╭──

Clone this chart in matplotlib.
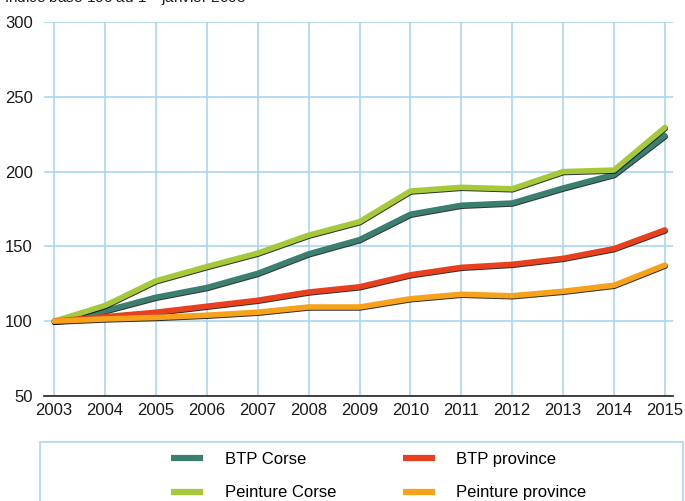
import matplotlib
matplotlib.use('Agg')
import matplotlib.pyplot as plt
import matplotlib.patheffects as pe
from matplotlib.patches import Rectangle

plt.rcParams['font.family'] = ['Liberation Sans', 'DejaVu Sans']

years = [2003, 2004, 2005, 2006, 2007, 2008, 2009, 2010, 2011, 2012, 2013, 2014, 2015]
btp_corse = [100, 107, 116, 122.5, 132, 145, 154.5, 171.5, 177.5, 179, 189, 198, 224]
peinture_corse = [100, 110.5, 127, 136.5, 145.5, 157.5, 166.5, 187, 189.5, 188.5, 200, 201, 229.5]
btp_province = [100, 103, 106, 110, 114, 119.5, 123, 131, 136, 138, 142, 148.5, 161]
peinture_province = [100, 101.5, 102.5, 104, 106, 109.5, 109.5, 115, 118, 117, 120, 124, 137.5]

series = [
    ('BTP Corse', btp_corse, '#3b7f70'),
    ('Peinture Corse', peinture_corse, '#a6c93a'),
    ('BTP province', btp_province, '#e8401f'),
    ('Peinture province', peinture_province, '#f6a31b'),
]

fig = plt.figure(figsize=(6.85, 5.01), dpi=100)
ax = fig.add_axes([44 / 685, 1 - 396 / 501, 629 / 685, 374 / 501])

grid_col = '#a9d6f2'
shadow = [pe.SimpleLineShadow(offset=(0.3, -0.7), shadow_color='black', alpha=0.8), pe.Normal()]

handles = {}
for name, vals, col in series:
    line, = ax.plot(years, vals, color=col, lw=4.0, solid_capstyle='round',
                    solid_joinstyle='round', path_effects=shadow, zorder=3)
    handles[name] = line

ax.set_xlim(2002.8, 2015.16)
ax.set_ylim(50, 300)
ax.set_xticks(years)
ax.set_yticks([50, 100, 150, 200, 250, 300])
ax.grid(True, color=grid_col, lw=1.2)
ax.set_axisbelow(True)
for s in ['top', 'right', 'left']:
    ax.spines[s].set_visible(False)
ax.spines['bottom'].set_color('#222222')
ax.spines['bottom'].set_linewidth(1.2)
ax.tick_params(length=0, labelsize=12, colors='#1a1a1a')
ax.tick_params(axis='y', pad=8)
ax.tick_params(axis='x', pad=5)

# title is partly cut off at the top, as in the original
fig.text(0.006, 1 - 3 / 501, 'Indice base 100 au 1$^{er}$ janvier 2003', fontsize=11,
         va='baseline', ha='left', color='#1a1a1a')

# legend frame, runs past the bottom edge
fig.patches.append(Rectangle((40 / 685, -0.05), 643 / 685, 0.05 + 1 - 442 / 501,
                             transform=fig.transFigure, fill=False, edgecolor=grid_col, lw=1.2))

order = ['BTP Corse', 'Peinture Corse', 'BTP province', 'Peinture province']
leg_handles = [plt.Line2D([], [], color=handles[n].get_color(), lw=4.5, solid_capstyle='butt')
               for n in order]
fig.legend(leg_handles, order, ncol=2, loc='upper left',
           bbox_to_anchor=(171 / 685, 1 - 452 / 501), frameon=False, fontsize=12,
           handlelength=1.92, handletextpad=1.3, columnspacing=4.0,
           labelspacing=1.1, borderpad=0, borderaxespad=0)

fig.savefig('out.png', dpi=100)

╰──

● **Requirement**
Begin at the first line of the data above and repeat each line exactly, stopping after the line containing "plt.rcParams['font.family'] = ['Liberation". Omit the pictures.

● **Response to this task**
Clone this chart in matplotlib.
import matplotlib
matplotlib.use('Agg')
import matplotlib.pyplot as plt
import matplotlib.patheffects as pe
from matplotlib.patches import Rectangle

plt.rcParams['font.family'] = ['Liberation Sans', 'DejaVu Sans']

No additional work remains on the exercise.